Software is automating the business world as we understand it today…but that world is changing so fast, those who rely on processes defined by software vendors rather than using their own common sense about what their business needs are at risk of all being on the same playing field playing by the same rules and restrictions, which is called conformity, not competitive advantage.

The question of whether it is stale, out of date generic processes that are being automated looms large when considering the inevitable one size fits all thinking of the enterprise world (with room for tailoring modifications via integrators).

SAP, whose HANA powered Business Suite launch event I attended for a few hours last week in Palo Alto, are under pressure to reduce the cost of their integrated transactional and analytical real-time data management platform  offerings but are understandably holding firm on pricing, Apple style.

I noted last summer during their 'Sapphire' conference the comment on the keynote stage of marquee customer Ron Dennis (who leads Formula One motor racing team McLaren)

'It's scary that we need as much (SAP) as we do as we don't have the scale to justify the investment'.

SAP are making giant strides with their sophisticated structured data offerings and making the difficult transition to hosted software applications reasonably well, but this customer-wallet-scale-to-technology-investment issue is arguably an increasing challenge for the entire hi-tech sector in a very dodgy economy.

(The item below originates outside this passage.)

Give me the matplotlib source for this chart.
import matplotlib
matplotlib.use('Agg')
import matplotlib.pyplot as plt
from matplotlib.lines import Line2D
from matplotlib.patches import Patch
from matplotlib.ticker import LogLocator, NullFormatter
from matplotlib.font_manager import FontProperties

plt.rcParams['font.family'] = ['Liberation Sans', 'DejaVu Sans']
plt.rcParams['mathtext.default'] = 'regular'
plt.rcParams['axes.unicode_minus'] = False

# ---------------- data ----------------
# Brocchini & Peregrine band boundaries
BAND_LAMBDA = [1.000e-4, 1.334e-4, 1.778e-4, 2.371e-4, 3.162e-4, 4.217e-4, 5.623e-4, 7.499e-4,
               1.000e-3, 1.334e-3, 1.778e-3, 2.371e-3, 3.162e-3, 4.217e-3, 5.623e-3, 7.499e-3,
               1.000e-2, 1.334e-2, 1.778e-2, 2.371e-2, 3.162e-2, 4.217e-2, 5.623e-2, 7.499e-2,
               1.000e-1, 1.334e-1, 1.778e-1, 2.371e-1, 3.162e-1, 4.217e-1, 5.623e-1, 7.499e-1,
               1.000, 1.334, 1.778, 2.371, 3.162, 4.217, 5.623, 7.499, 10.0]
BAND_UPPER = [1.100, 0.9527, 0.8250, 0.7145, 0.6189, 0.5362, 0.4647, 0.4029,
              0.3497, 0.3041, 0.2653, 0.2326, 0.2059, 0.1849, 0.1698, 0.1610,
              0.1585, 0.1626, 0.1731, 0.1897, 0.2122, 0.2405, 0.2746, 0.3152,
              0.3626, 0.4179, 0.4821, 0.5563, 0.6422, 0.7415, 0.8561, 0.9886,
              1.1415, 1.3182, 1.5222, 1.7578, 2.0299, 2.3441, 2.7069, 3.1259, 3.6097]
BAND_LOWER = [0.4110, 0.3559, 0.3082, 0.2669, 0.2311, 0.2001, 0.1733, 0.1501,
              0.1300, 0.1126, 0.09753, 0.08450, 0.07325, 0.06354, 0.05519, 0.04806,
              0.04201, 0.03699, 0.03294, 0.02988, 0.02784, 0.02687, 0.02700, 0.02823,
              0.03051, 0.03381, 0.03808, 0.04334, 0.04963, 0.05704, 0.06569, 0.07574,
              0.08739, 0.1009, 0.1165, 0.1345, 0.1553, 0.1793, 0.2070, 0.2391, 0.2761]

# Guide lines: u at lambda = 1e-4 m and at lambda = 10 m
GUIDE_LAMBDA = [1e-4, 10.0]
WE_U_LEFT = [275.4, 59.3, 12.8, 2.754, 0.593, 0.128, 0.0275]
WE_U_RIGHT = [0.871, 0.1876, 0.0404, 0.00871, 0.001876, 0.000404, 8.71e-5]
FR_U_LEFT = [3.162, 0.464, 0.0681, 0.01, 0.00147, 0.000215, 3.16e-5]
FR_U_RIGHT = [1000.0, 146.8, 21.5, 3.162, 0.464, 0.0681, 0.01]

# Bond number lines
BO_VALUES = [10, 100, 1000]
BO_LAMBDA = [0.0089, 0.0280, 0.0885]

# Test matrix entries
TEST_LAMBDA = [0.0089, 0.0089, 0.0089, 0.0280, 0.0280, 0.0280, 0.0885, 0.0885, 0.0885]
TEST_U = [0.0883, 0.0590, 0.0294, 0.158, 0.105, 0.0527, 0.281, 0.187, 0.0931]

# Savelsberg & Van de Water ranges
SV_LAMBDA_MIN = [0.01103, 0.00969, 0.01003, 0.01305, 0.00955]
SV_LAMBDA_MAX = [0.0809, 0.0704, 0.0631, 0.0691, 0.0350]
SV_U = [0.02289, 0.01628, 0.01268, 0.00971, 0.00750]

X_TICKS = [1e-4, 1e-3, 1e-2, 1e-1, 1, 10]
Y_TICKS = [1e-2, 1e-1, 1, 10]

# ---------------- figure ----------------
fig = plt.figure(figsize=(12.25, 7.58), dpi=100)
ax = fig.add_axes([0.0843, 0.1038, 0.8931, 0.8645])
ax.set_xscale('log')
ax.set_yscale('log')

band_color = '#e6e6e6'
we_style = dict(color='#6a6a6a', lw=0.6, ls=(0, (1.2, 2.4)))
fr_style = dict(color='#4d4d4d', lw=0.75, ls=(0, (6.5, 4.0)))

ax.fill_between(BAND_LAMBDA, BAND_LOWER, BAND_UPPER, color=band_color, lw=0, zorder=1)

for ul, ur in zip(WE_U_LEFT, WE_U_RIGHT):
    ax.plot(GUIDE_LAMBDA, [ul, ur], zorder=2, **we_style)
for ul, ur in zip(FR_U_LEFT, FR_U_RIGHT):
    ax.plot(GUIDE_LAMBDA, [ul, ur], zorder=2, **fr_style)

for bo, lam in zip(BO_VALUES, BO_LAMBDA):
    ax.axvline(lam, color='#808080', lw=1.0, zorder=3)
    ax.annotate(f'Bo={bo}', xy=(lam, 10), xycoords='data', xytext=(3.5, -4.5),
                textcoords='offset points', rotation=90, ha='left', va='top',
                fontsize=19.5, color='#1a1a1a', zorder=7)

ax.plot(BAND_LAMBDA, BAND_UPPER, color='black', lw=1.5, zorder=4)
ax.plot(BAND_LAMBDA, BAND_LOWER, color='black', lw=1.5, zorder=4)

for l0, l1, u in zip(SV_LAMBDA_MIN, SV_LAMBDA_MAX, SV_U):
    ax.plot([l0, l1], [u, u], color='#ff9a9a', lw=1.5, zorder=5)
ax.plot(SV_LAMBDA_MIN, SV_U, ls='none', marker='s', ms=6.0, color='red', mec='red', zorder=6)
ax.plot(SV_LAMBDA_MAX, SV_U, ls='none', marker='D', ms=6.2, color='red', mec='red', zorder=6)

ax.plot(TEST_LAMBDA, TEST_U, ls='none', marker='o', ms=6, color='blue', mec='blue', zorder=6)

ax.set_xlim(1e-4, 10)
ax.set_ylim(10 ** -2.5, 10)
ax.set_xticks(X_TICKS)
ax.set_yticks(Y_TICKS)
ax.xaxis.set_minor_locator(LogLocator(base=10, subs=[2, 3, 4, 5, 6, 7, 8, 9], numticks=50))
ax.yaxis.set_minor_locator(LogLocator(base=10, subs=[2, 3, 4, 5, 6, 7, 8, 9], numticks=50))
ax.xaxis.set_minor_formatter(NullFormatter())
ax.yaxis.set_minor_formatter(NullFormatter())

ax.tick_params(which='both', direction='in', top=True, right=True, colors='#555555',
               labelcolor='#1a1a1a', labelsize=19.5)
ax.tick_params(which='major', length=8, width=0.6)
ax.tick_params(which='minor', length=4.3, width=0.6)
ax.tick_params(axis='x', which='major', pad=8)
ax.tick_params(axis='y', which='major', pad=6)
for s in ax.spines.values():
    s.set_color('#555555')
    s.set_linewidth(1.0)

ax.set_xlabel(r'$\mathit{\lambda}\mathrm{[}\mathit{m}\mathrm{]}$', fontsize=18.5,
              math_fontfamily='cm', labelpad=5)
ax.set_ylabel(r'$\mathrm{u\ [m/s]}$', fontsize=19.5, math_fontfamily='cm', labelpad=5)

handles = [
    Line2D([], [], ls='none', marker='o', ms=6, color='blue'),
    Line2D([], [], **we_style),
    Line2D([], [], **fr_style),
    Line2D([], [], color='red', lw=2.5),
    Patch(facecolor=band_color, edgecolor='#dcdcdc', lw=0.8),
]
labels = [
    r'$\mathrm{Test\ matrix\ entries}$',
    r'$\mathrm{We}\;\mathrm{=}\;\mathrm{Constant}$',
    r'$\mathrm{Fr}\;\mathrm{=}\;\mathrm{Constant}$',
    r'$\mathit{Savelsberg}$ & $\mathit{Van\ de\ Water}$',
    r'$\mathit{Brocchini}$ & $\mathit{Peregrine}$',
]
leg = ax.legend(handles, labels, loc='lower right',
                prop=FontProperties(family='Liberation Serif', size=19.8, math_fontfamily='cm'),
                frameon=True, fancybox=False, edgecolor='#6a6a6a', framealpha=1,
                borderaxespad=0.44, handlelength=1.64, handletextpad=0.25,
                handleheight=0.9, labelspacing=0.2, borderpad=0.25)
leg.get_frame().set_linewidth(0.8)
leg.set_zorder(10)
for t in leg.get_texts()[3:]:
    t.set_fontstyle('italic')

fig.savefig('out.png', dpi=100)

The power of expensive collected centralized data puts a lot of information in a few people's hands but doesn't necessarily lead to innovation.

As much as tech would like to be seen as the hero and solve crippling economic problems created by an out of control banking and credit system, the reality is that ultimately it's going to be their customers product innovations that drive their growth and not the digital tools they choose to help run their business. Those product innovations may well be achieved with much lighter weight technologies than the enterprise software industry would like.

Last decade sophisticated trading technologies enabled cynical behavior by a few innovative people in the financial industry for their gain and everyone else's loss. The power of expensive collected centralized data puts a lot of information in a few people's hands but doesn't necessarily lead to innovation. 'The new real time'' is batch processing of manufacture resource planning data that used to take an hour now taking 7.2 seconds - but if that data shows sales falling off a cliff its going to be harder to recoup your investment in the HANA technology that saved you an hour.

This is the conundrum many firms face today: the solution has to be to keep innovating on your own terms and stay on top of change while driving towards specific business goals on your own terms. 'Design Thinking' is currently highly fashionable in the tech industry, ostensibly to map user interfaces to client real world experiences - increasingly though I've heard complaints that vendor organized 'Design Thinking' meetings are really pre sales fishing expeditions to find out what a customer is looking for, and then put together the pitch.

Companies are full of different personality types, and there are often wide gulfs between people who specialize in structured data and information and those who live more in a world of tacit knowledge and unstructured data. In formal business terms bankruptcy is a form of innovation when used by bean counters to solve specific structured business problems, whereas salespeople at the top of their game tend to accumulate vast amounts of tacit knowledge about their prospects.

Taking vendor and analyst/booster hubris and hype with a bigger pinch of salt is necessary in an era when it has never been more important to find exactly the right tactical tools for the chosen strategic direction, and to be ready to rapidly change course when circumstances and business conditions change.

Today's software tools have never been more powerful or capable - or more dominant as the proposed nervous system of businesses, increasingly automating human jobs. The larger question is how much contextual information is being lost as human participants decline to share their knowledge in the face of the onslaught of 'big' structured data. Sometimes companies can't see the wood for the trees in seeing where true value lies.